Lire « Rudy Collienne raconte le barrage d'Eupen »Pour satisfaire à la fois les particuliers et les clients industriels
L’eau issue du bassin versant de la Vesdre, naturellement acide et douce, convenait aux industries textiles qui l’utilisaient pour laver la laine. Les particuliers avaient besoin d’une eau potable moins agressive (plus dure), non seulement pour le confort d'utilisation, mais aussi pour réduire les risques de corrosion des conduites et des tuyaux.

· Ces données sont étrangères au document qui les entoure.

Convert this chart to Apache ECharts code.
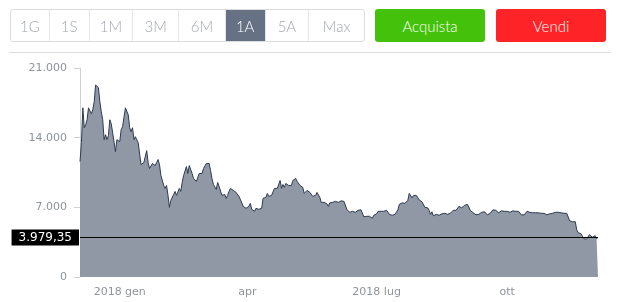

« Lorsque j’ai commencé à travailler au barrage d’Eupen, nous avons effectué les tests de réception provisoire d’une modification importante : la reminéralisation. Ce procédé permettait d’augmenter la dureté de l’eau au bénéfice des particuliers. À cette époque, nous avons utilisé de la chaux à laquelle nous avons ajouté du gaz carbonique (CO2). C’était alors une première européenne tout à fait expérimentale. Ce traitement a été maintenu jusqu’en 2009 ».
Un problème résolu, voilà que d'autres surgissent !
« Par la suite, nous avons constaté que le chlore utilisé pour l’oxydation et la stérilisation de l’eau produisait des produits suspects : les trihalométhanes (THM), explique Rodolphe Collienne. L’élimination des matières organiques présentes dans l’eau brute du barrage n’était pas suffisante. Un biofilm –un amas de particules solides et de bactéries– se formait sur certains points du réseau de distribution. Ce biofilm se détachait des parois internes des conduites et rendait l’eau impropre à la consommation. Il a fallu plancher sur des alternatives pour résoudre ce problème… »
En 1995, des traces de 21 pesticides sont détectées dans les eaux de la Vesdre. En cause, les pluies qui transportent des particules de pesticides pulvérisés à l’intérieur du pays. Ces teneurs –pourtant très faibles– inquiètent le monde scientifique. « Au fil des années, les normes sont devenues de plus en plus sévères et plus nombreuses, confirme Rudolphe Collienne. Quand j’ai débuté ma carrière, on commençait à détecter des microgrammes. Au fil des années, les appareils de détection se sont perfectionnés et nous sommes passés à des analyses en nanogrammes (10-9g/L). À la fin de mon parcours professionnel, au début des années 2000, nous en étions à des mesures en picogrammes (10-12g/L) ».
La SWDE prend le relais
En 2001, la Région wallonne (dont l'ERPE est une émanation) confie à la SWDE la gestion des adductions et des grands ouvrages de production d'eau, dont notamment le complexe de la station de traitement des eaux de la Vesdre à Eupen. Et la résolution des problèmes liés à la formation de THM et de biofilm constitue une priorité.
Diverses techniques sont testées sur une unité pilote pour éliminer les matières organiques problématiques. La solution la plus efficace se révèle être l’intégration d’une étape de nanofiltration au traitement existant. La SWDE entame, en 2006, d'importants travaux de modernisation de ses stations de traitement de Stembert et Eupen. Le projet, aussi connu sous le nom de code VEGI (pour Vesdre et Gileppe), se matérialise notamment par l'installation d'impressionnantes unités de nanofiltration (voir photo).
La nanofiltration utilise des membranes que l’on pourrait comparer à des bas nylon. Elles sont percées de trous de l’ordre du millionième de millimètre qui ne laissent pas passer les matières organiques. Très fines, elles arrêtent les ions de calcium et de magnésium. Il a donc fallu revoir la séquence de traitement pour maintenir un pH acceptable pour l'eau distribuée aux particuliers. L'ajout de calcium et de bicarbonate a dû être déplacé après la nanofiltration.